How Is The Weather? When Smog Shrouded Taj, ‘Very Poor’ Is An Improvement & It Rained Too Much
New Delhi: Two days after Diwali, visitors to the Taj Mahal in Agra were disappointed on Sunday, unable to see the marble mausoleum, which was shrouded in a thick blanket of smog.
Agra’s AQI (air quality index) remained in ‘severe’ category. As of 2 pm on Sunday, four stations in Agra — Manoharpur, Sanjay Palace, Sector 3B-Avas Vikas Colony and Shahjahan Garden — recorded an AQI between 405 and 427, with PM 2.5 levels rising to ‘severe’ category.
Apart from Agra, several cities in Uttar Pradesh such as Baghpat, Bulandshahr, Greater Noida and Ghaziabad remained in ‘severe’ category.

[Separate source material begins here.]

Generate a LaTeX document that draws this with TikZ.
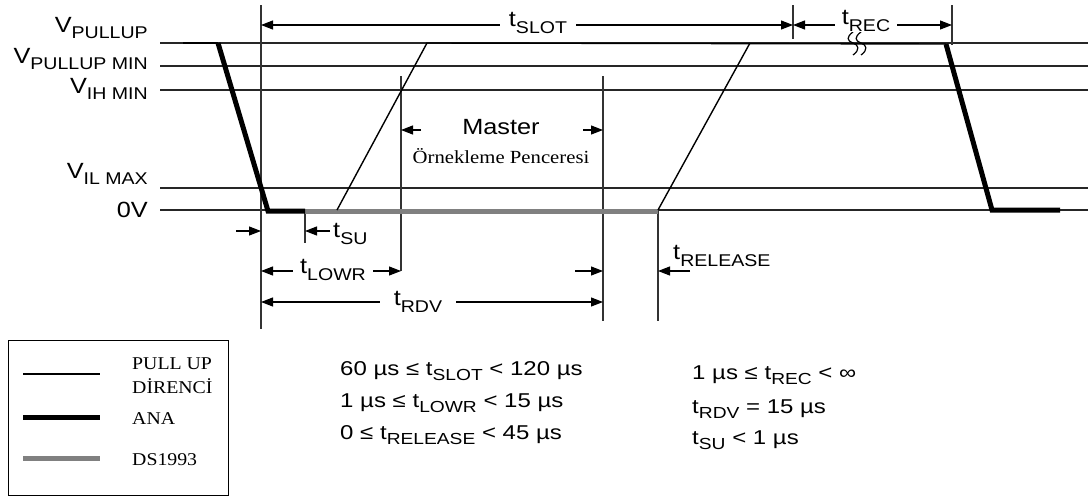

In the national capital, after remaining in ‘severe’ category for two consecutive days, the air quality is predicted to improve to ‘very poor’ category, according to the Air Quality Early Warning System.
An AQI between 0-50 is considered good, 51-100 satisfactory, 101-200 moderate, 201-300 poor, 301-400 very poor, and 401-500 severe.
Concentrations of PM 10 and PM 2.5 continued to remain high on Sunday morning. The Anand Vihar station recorded an average AQI of 453 at 9 am, Jahangirpuri recorded 466 and Jawaharlal Nehru Stadium recorded 443.
Meanwhile, Chennai received the ‘heaviest rainfall’ since 2015 following a low pressure over the Bay of Bengal, flooding at least 40 neighbourhoods in the city.
The city and its suburbs received 21.5 cm and 11.3 cm rains respectively by 8.30 am on Sunday. In 2015, on November 15-16, Chennai recorded 24.6 cm rainfall in 24 hours.